Ultimately, repurposing these 95 megahertz combined with our prior recommendations would bring the federal agencies' contribution to 40 percent of the president's 500 megahertz goal, Strickling said.
Strickling said the NTIA would hold meetings between the wireless industry and the affected agencies to develop new sharing techniques and find ways to reduce the time and cost of repurposing the airwaves.
We have to recognize that technologies already exist today that allow commercial uses to take advantage of some of these opportunities in terms of sharing, said Karl Nebbia, associate administrator of the NTIA Office of Spectrum Management.
The agency said it would hold off making a formal recommendation to the Federal Communications Commission to reallocate these airwaves until the challenges posed by spectrum sharing were resolved.
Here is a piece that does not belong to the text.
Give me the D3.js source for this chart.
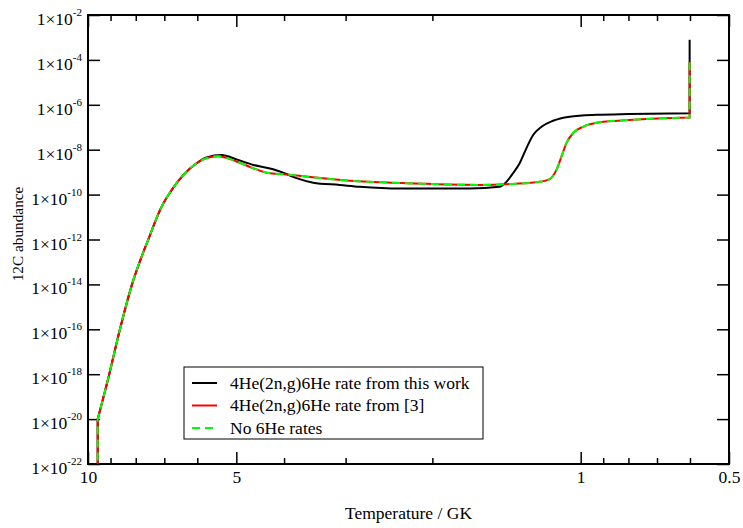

There's an acceptance that some form of sharing is inevitable, but the primary goal should be to clear as much of the spectrum as you can, said Chris Guttman-McCabe, vice president of regulatory affairs for the wireless trade association CTIA.
He warned officials that restrictions to protect government operations could swallow the value of the spectrum and discourage companies from bidding.
The agency had no forecast on how long it could take because the process would require a system-by-system evaluation to determine which government operations were suited for relocation and which could share with commercial users.
Operators such as AT&T and Verizon Wireless, a venture of Verizon Communications Inc (VZ.N) and Vodafone Group Plc (VOD.L), have called on the government to make good on its promise to find more spectrum for wireless customers.
Without more efficient use of the nation's spectrum, there is a risk consumers will experience clogged networks, more dropped calls and slower connection speeds on wireless devices.
The FCC, which manages commercial spectrum licenses, and the Commerce Department, which oversees government spectrum, have been working together to locate unused spectrum.
The 1755-1850 MHz band is the last contiguous block of federal airwaves below 3 gigahertz - the spectrum preferred by the wireless industry - the government has to work with, Strickling added.